The highlight of his visit will be an open-air Mass held on the site of a former coal mine outside the city centre on Sunday. The Pope has stressed that he hopes to inspire "a wave of new faith" among young Europeans whom he claims have bowed to consumerism and lost touch with religion.

However, to many of the visitors at the Cologne event the new Pope appeared to be a much shyer and less charismatic figure than his legendary predecessor. "What young people see in the new Pope is continuity," said Richard Fossey, a university professor from Houston, Texas, who was accompanying a group of Catholic students to Cologne. "They know that he is not going to change anything and that is reassuring in these troubled times," he added.

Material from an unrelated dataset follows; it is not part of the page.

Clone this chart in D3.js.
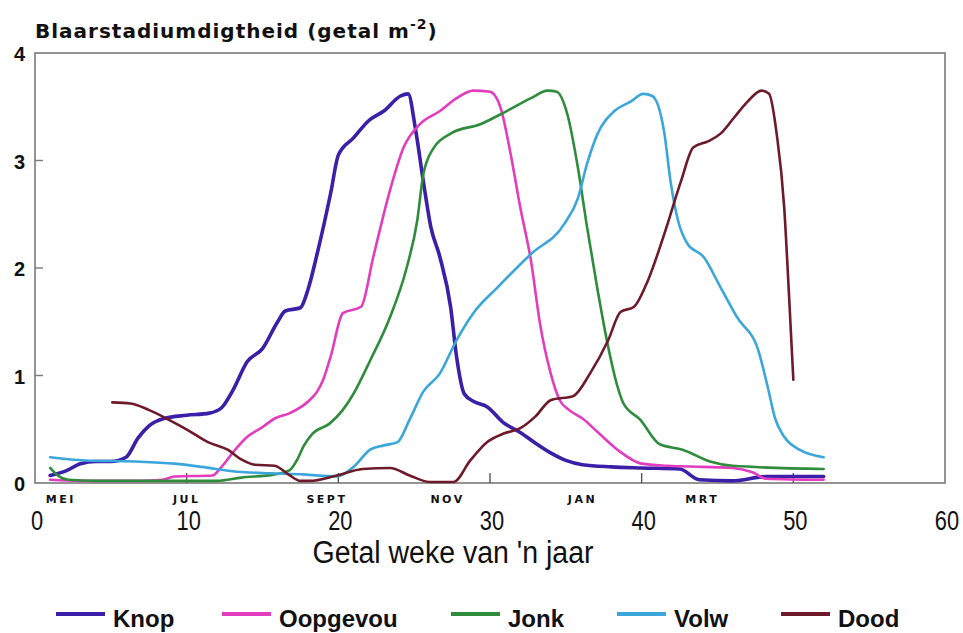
<!DOCTYPE html>
<html lang="af">
<head>
<meta charset="utf-8">
<title>Blaarstadiumdigtheid</title>
<script src="https://cdn.jsdelivr.net/npm/d3@7"></script>
<style>
  body { margin: 0; background: #fff; }
  svg { display: block; }
</style>
</head>
<body>
<script>
// weekly readings [week, density] per leaf stage
var knop = [[1,0.07],[2,0.11],[3,0.18],[4,0.2],[5,0.2],[6,0.24],[6.8,0.42],[7.5,0.53],[8.5,0.6],[10,0.63],[11.5,0.65],[12.3,0.7],[13,0.85],[14,1.13],[15,1.25],[16,1.5],[16.5,1.6],[17.5,1.63],[18,1.8],[18.6,2.13],[19.5,2.7],[20,3.05],[21,3.21],[22,3.37],[23,3.46],[24.1,3.6],[24.6,3.62],[25.1,3.28],[25.6,2.81],[26.1,2.38],[26.7,2.1],[27.4,1.64],[27.8,1.17],[28.3,0.83],[28.9,0.76],[29.8,0.71],[30.9,0.56],[32,0.47],[33,0.37],[34,0.28],[35,0.21],[36.1,0.17],[38,0.15],[40,0.14],[42.5,0.13],[43.8,0.03],[46,0.02],[48.2,0.06],[52,0.06]];
var oopgevou = [[1,0.03],[3,0.02],[5,0.02],[7,0.02],[8.4,0.03],[9.2,0.06],[11.7,0.07],[12.3,0.15],[13.2,0.31],[14,0.43],[15,0.52],[15.8,0.6],[16.8,0.65],[18.1,0.77],[18.6,0.85],[19,0.96],[19.5,1.18],[20.3,1.58],[21.5,1.64],[22.3,2.1],[23.4,2.72],[24.3,3.12],[25.4,3.34],[26.7,3.46],[27.8,3.58],[28.9,3.65],[30,3.64],[30.7,3.49],[31.4,3.03],[32,2.56],[32.7,2.07],[33.3,1.48],[34,1.02],[34.6,0.77],[35.2,0.68],[36.1,0.6],[37.2,0.46],[38.4,0.31],[40,0.18],[41.7,0.16],[44,0.15],[46,0.14],[47.3,0.1],[48.2,0.04],[52,0.03]];
var jonk = [[1,0.14],[1.5,0.07],[2.2,0.03],[4,0.02],[8,0.02],[12,0.02],[13.6,0.05],[15.8,0.08],[16.8,0.12],[17.3,0.22],[17.7,0.34],[18.3,0.46],[19.4,0.55],[20.3,0.68],[21,0.83],[22.1,1.14],[23.4,1.54],[24.5,2.0],[25.2,2.44],[25.6,2.87],[26.3,3.12],[27.4,3.25],[29.4,3.34],[31.1,3.46],[32.7,3.58],[33.8,3.65],[34.4,3.64],[35.1,3.43],[35.8,2.93],[36.4,2.38],[37.1,1.79],[37.8,1.26],[38.4,0.9],[38.8,0.74],[39.9,0.59],[41.2,0.36],[42.7,0.31],[44.5,0.2],[46,0.16],[52,0.13]];
var volw = [[1,0.24],[3.3,0.21],[6.6,0.2],[9.2,0.18],[11,0.15],[13,0.11],[15.5,0.09],[17.7,0.08],[19.9,0.06],[21,0.15],[22.1,0.31],[23,0.35],[23.9,0.38],[24.7,0.59],[25.6,0.85],[26.7,1.02],[27.8,1.33],[28.9,1.58],[30.5,1.82],[32.7,2.13],[34.9,2.41],[35.8,2.65],[36.4,2.97],[37.1,3.25],[38.2,3.46],[39.3,3.55],[40.1,3.62],[40.7,3.6],[41.5,3.25],[41.9,2.81],[42.4,2.44],[43,2.23],[44.1,2.1],[45.2,1.82],[46.3,1.54],[47.7,1.23],[48.3,0.9],[48.8,0.6],[49.4,0.43],[50.4,0.31],[52,0.24]];
var dood = [[5.1,0.75],[6.3,0.74],[7.5,0.68],[8.8,0.59],[10.1,0.49],[11.4,0.38],[12.7,0.31],[13.6,0.22],[14.5,0.17],[15.8,0.16],[16.8,0.07],[17.5,0.02],[18.1,0.02],[19.9,0.07],[21.6,0.13],[23.4,0.14],[24.7,0.07],[26,0.01],[27.6,0.01],[28.7,0.21],[29.8,0.38],[30.9,0.46],[32,0.51],[33,0.62],[34,0.77],[35.5,0.81],[36.6,1.02],[37.8,1.33],[38.6,1.59],[39.5,1.64],[40.4,1.88],[41.5,2.32],[42.6,2.81],[43.4,3.12],[44.4,3.18],[45.2,3.25],[46.1,3.4],[47,3.55],[47.9,3.65],[48.4,3.62],[48.9,3.25],[49.4,2.56],[49.7,1.79],[50,0.96]];

var seriesNames = ["Knop", "Oopgevou", "Jonk", "Volw", "Dood"];
var seriesColors = ["#3b1fa8", "#e23cbf", "#2f8c3d", "#3ba6dc", "#6e1a2a"];
var seriesData = [knop, oopgevou, jonk, volw, dood];

var xTicks = [0, 10, 20, 30, 40, 50, 60];
var yTicks = [0, 1, 2, 3, 4];
var months = ["MEI", "JUL", "SEPT", "NOV", "JAN", "MRT"];
var monthWeeks = [1.7, 10, 19.25, 27.2, 36.1, 44];

var W = 963, H = 633;
var plotLeft = 35, plotRight = 945, plotTop = 53, plotBottom = 483;

var sans = "'Liberation Sans', Arial, Helvetica, sans-serif";
var wide = "'DejaVu Sans', Verdana, sans-serif";

var svg = d3.select("body").append("svg")
  .attr("width", W)
  .attr("height", H);

var x = d3.scaleLinear().domain([0, 60]).range([plotLeft, plotRight]);
var y = d3.scaleLinear().domain([0, 4]).range([plotBottom, plotTop]);

// frame
svg.append("rect")
  .attr("x", x(0)).attr("y", y(4))
  .attr("width", x(60) - x(0)).attr("height", y(0) - y(4))
  .attr("fill", "none").attr("stroke", "#7a7a7a").attr("stroke-width", 1.6);

// inner ticks
svg.selectAll(".ytick").data([1, 2, 3]).enter().append("line")
  .attr("x1", x(0)).attr("x2", x(0) + 8)
  .attr("y1", d => y(d)).attr("y2", d => y(d))
  .attr("stroke", "#7a7a7a").attr("stroke-width", 1.4);

svg.selectAll(".xtick").data([10, 20, 30, 40, 50]).enter().append("line")
  .attr("x1", d => x(d)).attr("x2", d => x(d))
  .attr("y1", y(0)).attr("y2", y(0) - 10)
  .attr("stroke", "#555").attr("stroke-width", 1.4);

// y labels
svg.selectAll(".ylab").data(yTicks).enter().append("text")
  .attr("x", 25).attr("y", d => y(d) + 3)
  .attr("text-anchor", "end")
  .attr("dominant-baseline", "middle")
  .style("font-family", sans).style("font-weight", "bold").style("font-size", "20px")
  .style("fill", "#111")
  .text(d => d);

// x labels (squeezed horizontally, plotter style)
svg.selectAll(".xlab").data(xTicks).enter().append("text")
  .attr("transform", d => "translate(" + (x(d) + 2) + ",530) scale(0.78,1)")
  .attr("text-anchor", "middle")
  .style("font-family", sans).style("font-size", "28px")
  .style("fill", "#111")
  .text(d => d);

// month names under axis
svg.selectAll(".month").data(months).enter().append("text")
  .attr("x", (d, i) => x(monthWeeks[i])).attr("y", 503)
  .attr("text-anchor", "middle")
  .style("font-family", wide).style("font-weight", "bold").style("font-size", "11px")
  .style("letter-spacing", "2.5px")
  .style("fill", "#111")
  .text(d => d);

// title
var title = svg.append("text")
  .attr("x", 35).attr("y", 38)
  .style("font-family", wide).style("font-weight", "bold").style("font-size", "20px")
  .style("letter-spacing", "1px")
  .style("fill", "#111");
title.append("tspan").text("Blaarstadiumdigtheid (getal m");
title.append("tspan").attr("dy", -9).style("font-size", "14px").text("-2");
title.append("tspan").attr("dy", 9).text(")");

// x axis title
svg.append("text")
  .attr("transform", "translate(453,563) scale(0.92,1)")
  .attr("text-anchor", "middle")
  .style("font-family", sans).style("font-size", "31px")
  .style("fill", "#111")
  .text("Getal weke van 'n jaar");

// curves
var line = d3.line()
  .x(d => x(d[0]))
  .y(d => y(d[1]))
  .curve(d3.curveMonotoneX);

svg.selectAll(".serie").data(seriesData).enter().append("path")
  .attr("d", line)
  .attr("fill", "none")
  .attr("stroke", (d, i) => seriesColors[i])
  .attr("stroke-width", (d, i) => i == 0 ? 3.6 : 2.6)
  .attr("stroke-linejoin", "round")
  .attr("stroke-linecap", "round");

// legend
var legendX = [56, 222, 451, 617, 781];
var legend = svg.append("g");
for (var i = 0; i < seriesNames.length; i++) {
  legend.append("line")
    .attr("x1", legendX[i]).attr("x2", legendX[i] + 49)
    .attr("y1", 614).attr("y2", 614)
    .attr("stroke", seriesColors[i]).attr("stroke-width", 4);
  legend.append("text")
    .attr("x", legendX[i] + 57).attr("y", 627)
    .style("font-family", sans).style("font-weight", "bold").style("font-size", "24px")
    .style("fill", "#111")
    .text(seriesNames[i]);
}
</script>
</body>
</html>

The German media has pointed out that the majority of young people attending the World Youth Day celebrations are not Germans but young Catholics from Italy, Spain and France.

Germans' waning interest in religion was shown by an opinion poll last week which suggested that most people trusted the police and a supermarket chain more than the Pope with his reputation for hard-line orthodoxy.

Young British Catholics attending the festival did not appear to be concerned by Benedict's rejection of birth control, homosexuality and sex outside marriage: "This is not necessarily all about the Pope," said 18-year-old Richard Cheeseborough from London. "It is about meeting lots of young people from all over the world. You can talk to anyone. The atmosphere is fantastic."